Dating the tunnel – and raising the stakes
The most important data, however, came not from metal, but from wood.
Earlier in the year, core samples taken from the tunnel beneath the Garden Shaft were sent for carbon dating. The results suggested the timbers could be nearly 400 years old – pointing to construction in the 1600s, well before the Money Pit was first recorded in the late 18th century.
Later, Rick, Alex Lagina and Scott Barlow joined engineer Roger Fortin at the Dumas site office to review updated dating and structural reports. The implication was stark: unknown individuals were excavating and shoring tunnels on Oak Island long before modern treasure hunters arrived, and long before the island’s “curse” entered popular folklore.
That raises difficult questions. Who had the skills, resources and motivation to build such works in the 17th century? And what were they trying to protect – valuable cargo, sensitive documents, or something else entirely?
A decision to stop digging – for now
In parallel with these encouraging discoveries, Oak Island’s caretakers recently took the surprising decision to halt further excavation, citing safety and broader concerns.
Drilling had revealed a large underground void around 90 feet down, consistent with a major tunnel or chamber. Combined with the age of the timbers and the complex network of voids, roads and structures, the picture is of a sophisticated underground system whose full stability is not yet understood.
For now, this has forced the Fellowship of the Dig to pivot. They are shifting towards analysis, modelling and targeted sampling instead of aggressive excavation – a move that may frustrate some viewers but could prove crucial in preserving the site.

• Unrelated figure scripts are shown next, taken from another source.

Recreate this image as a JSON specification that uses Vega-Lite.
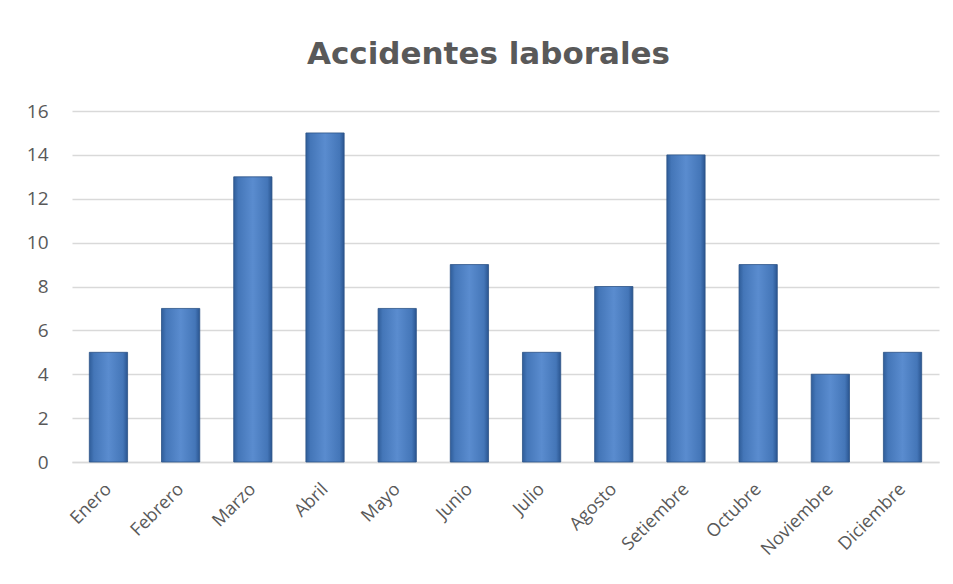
{
  "$schema": "https://vega.github.io/schema/vega-lite/v6.json",
  "autosize": "none",
  "width": 867,
  "height": 351,
  "padding": {"left": 72, "top": 111, "right": 14, "bottom": 122},
  "background": "white",
  "title": {
    "text": "Accidentes laborales",
    "font": "DejaVu Sans",
    "fontSize": 31,
    "fontWeight": "bold",
    "color": "#595959",
    "anchor": "middle",
    "dx": -17,
    "baseline": "alphabetic",
    "offset": 7
  },
  "data": {
    "values": [
      {"mes": "Enero", "accidentes": 5},
      {"mes": "Febrero", "accidentes": 7},
      {"mes": "Marzo", "accidentes": 13},
      {"mes": "Abril", "accidentes": 15},
      {"mes": "Mayo", "accidentes": 7},
      {"mes": "Junio", "accidentes": 9},
      {"mes": "Julio", "accidentes": 5},
      {"mes": "Agosto", "accidentes": 8},
      {"mes": "Setiembre", "accidentes": 14},
      {"mes": "Octubre", "accidentes": 9},
      {"mes": "Noviembre", "accidentes": 4},
      {"mes": "Diciembre", "accidentes": 5}
    ]
  },
  "mark": {
    "type": "bar",
    "color": {
      "gradient": "linear",
      "x1": 0, "x2": 1, "y1": 0, "y2": 0,
      "stops": [
        {"offset": 0, "color": "#2f5d99"},
        {"offset": 0.12, "color": "#4476b8"},
        {"offset": 0.5, "color": "#5a8ccf"},
        {"offset": 0.88, "color": "#4476b8"},
        {"offset": 1, "color": "#2a5590"}
      ]
    },
    "stroke": "#2c5386",
    "strokeWidth": 0.8
  },
  "encoding": {
    "x": {
      "field": "mes",
      "type": "nominal",
      "sort": null,
      "scale": {"paddingInner": 0.47, "paddingOuter": 0.24},
      "axis": {
        "title": null,
        "labelAngle": -45,
        "labelFont": "Open Sans",
        "labelFontSize": 18,
        "labelColor": "#595959",
        "labelPadding": 18,
        "labelOffset": -6,
        "ticks": false,
        "domainColor": "#d9d9d9",
        "domainWidth": 1.5
      }
    },
    "y": {
      "field": "accidentes",
      "type": "quantitative",
      "scale": {"domain": [0, 16]},
      "axis": {
        "title": null,
        "values": [0, 2, 4, 6, 8, 10, 12, 14, 16],
        "labelFont": "Open Sans",
        "labelFontSize": 19,
        "labelColor": "#595959",
        "labelPadding": 24,
        "ticks": false,
        "domain": false,
        "gridColor": "#d9d9d9",
        "gridWidth": 1.3
      }
    }
  },
  "config": {"view": {"stroke": null}}
}
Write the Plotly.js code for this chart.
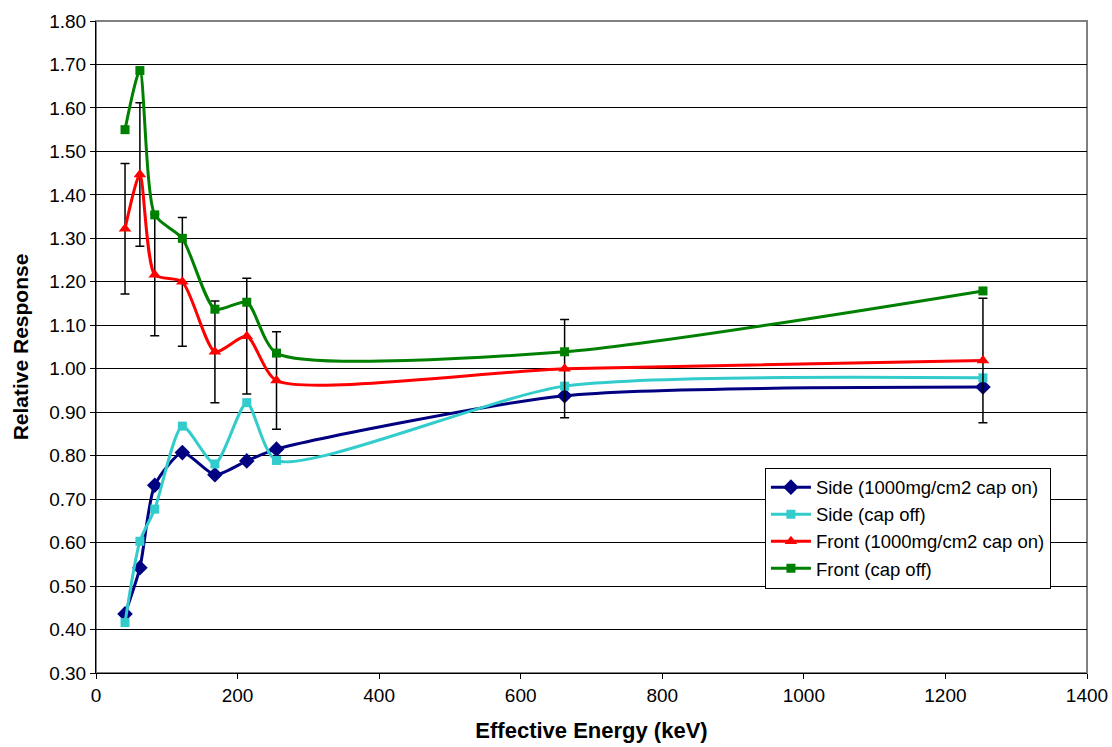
<!DOCTYPE html>
<html>
<head>
<meta charset="utf-8">
<script src="https://cdn.plot.ly/plotly-3.0.1.min.js"></script>
<style>
  html, body { margin: 0; padding: 0; background: #fff; }
  #chart { width: 1112px; height: 747px; }
</style>
</head>
<body>
<div id="chart"></div>
<script>
// Effective photon energy (keV) of each beam
const energyKeV = [41, 62, 83, 122, 168, 213, 255, 662, 1253];

// Relative response for each orientation / cap configuration
const sideCapOn   = [0.436, 0.542, 0.732, 0.807, 0.756, 0.788, 0.815, 0.938, 0.958];
const sideCapOff  = [0.416, 0.603, 0.677, 0.868, 0.781, 0.922, 0.789, 0.960, 0.979];
const frontCapOn  = [1.322, 1.447, 1.216, 1.200, 1.039, 1.075, 0.973, 1.000, 1.019];
const frontCapOff = [1.550, 1.686, 1.354, 1.300, 1.137, 1.153, 1.036, 1.039, 1.179];

// Uncertainty on the front (cap on) response
const frontCapOnErr = [0.150, 0.165, 0.140, 0.148, 0.117, 0.133, 0.112, 0.113, 0.143];

const seriesNames = [
  'Side (1000mg/cm2 cap on)',
  'Side (cap off)',
  'Front (1000mg/cm2 cap on)',
  'Front (cap off)'
];

const font = 'Liberation Sans, Arial, sans-serif';

function series(name, y, color, symbol, size, extra) {
  return Object.assign({
    type: 'scatter',
    mode: 'lines+markers',
    name: name,
    x: energyKeV,
    y: y,
    line: { color: color, width: 3, shape: 'spline', smoothing: 0.65 },
    marker: { color: color, symbol: symbol, size: size }
  }, extra || {});
}

const traces = [
  series(seriesNames[0], sideCapOn, '#000080', 'diamond', 12),
  series(seriesNames[1], sideCapOff, '#33CCCC', 'square', 9),
  series(seriesNames[2], frontCapOn, '#FF0000', 'triangle-up', 11, {
    error_y: {
      type: 'data', array: frontCapOnErr, visible: true,
      color: '#000000', thickness: 1.5, width: 4.5
    }
  }),
  series(seriesNames[3], frontCapOff, '#008000', 'square', 9)
];

const layout = {
  width: 1112,
  height: 747,
  margin: { l: 96, r: 25, t: 21, b: 74 },
  paper_bgcolor: '#ffffff',
  plot_bgcolor: '#ffffff',
  font: { family: font, size: 18, color: '#000000' },
  showlegend: true,
  legend: {
    x: 0.675, y: 0.315, xanchor: 'left', yanchor: 'top',
    bgcolor: '#ffffff', bordercolor: '#000000', borderwidth: 1,
    font: { family: font, size: 18.5, color: '#000000' },
    tracegroupgap: 0, itemwidth: 40
  },
  xaxis: {
    range: [0, 1400],
    dtick: 200,
    tick0: 0,
    showgrid: false,
    zeroline: false,
    showline: true, linecolor: '#000000', linewidth: 1,
    ticks: 'outside', ticklen: 5, tickcolor: '#000000',
    tickfont: { family: font, size: 19 },
    title: { text: '<b>Effective Energy (keV)</b>', font: { family: font, size: 22 }, standoff: 17 }
  },
  yaxis: {
    range: [0.30, 1.80],
    dtick: 0.1,
    tick0: 0.3,
    tickformat: '.2f',
    showgrid: true, gridcolor: '#000000', gridwidth: 1,
    zeroline: false,
    showline: true, linecolor: '#000000', linewidth: 1,
    ticks: 'outside', ticklen: 5, tickcolor: '#000000',
    tickfont: { family: font, size: 19 },
    title: { text: '<b>Relative Response</b>', font: { family: font, size: 21 }, standoff: 14 }
  },
  shapes: [{
    type: 'rect', xref: 'paper', yref: 'paper',
    x0: 0, x1: 1, y0: 0, y1: 1,
    line: { color: '#808080', width: 2 }, layer: 'below'
  }]
};

Plotly.newPlot('chart', traces, layout, { staticPlot: true, displayModeBar: false });
</script>
</body>
</html>
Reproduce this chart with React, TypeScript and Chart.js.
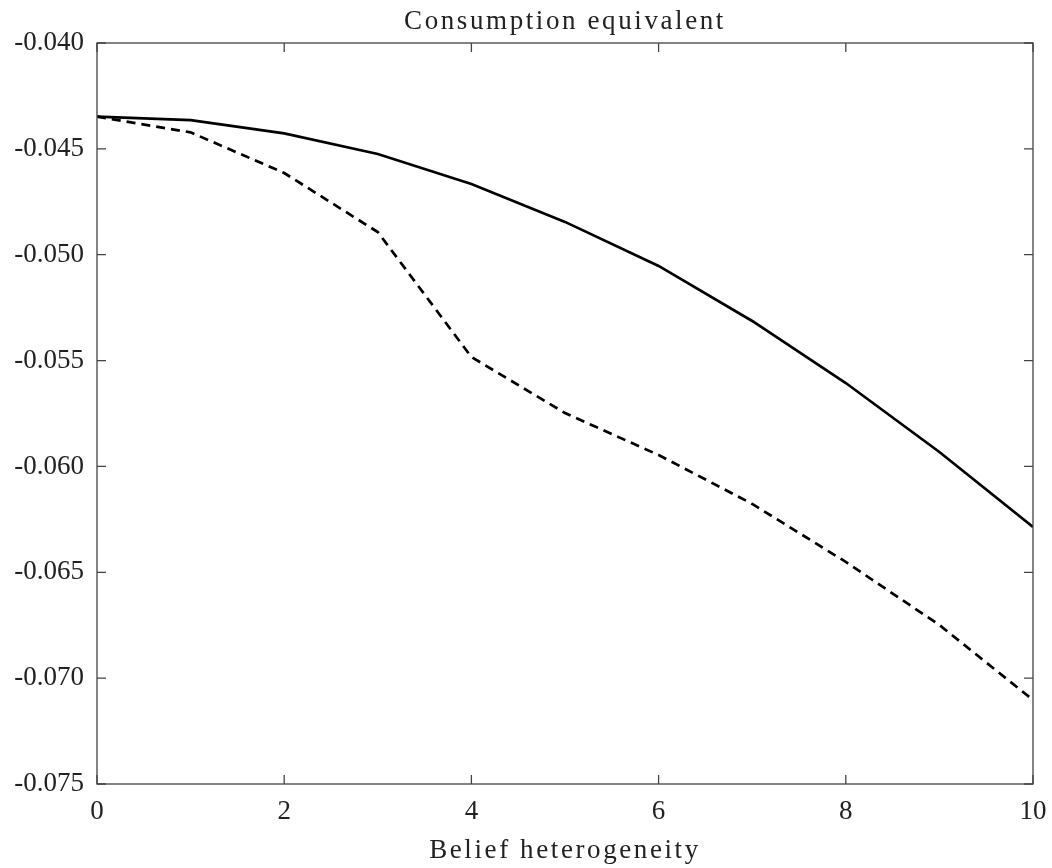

What happens next is uncertain. Core samples, dating reports and geophysical surveys will continue to drip-feed information. Each item – from a centuries-old beam to a single military button – adds one more fragment to a puzzle that began long before television cameras arrived.
But one thing is clear. Between the swamp structures, the 17th-century tunnel and the newly identified voids, Oak Island can no longer be dismissed as a simple pirate tale.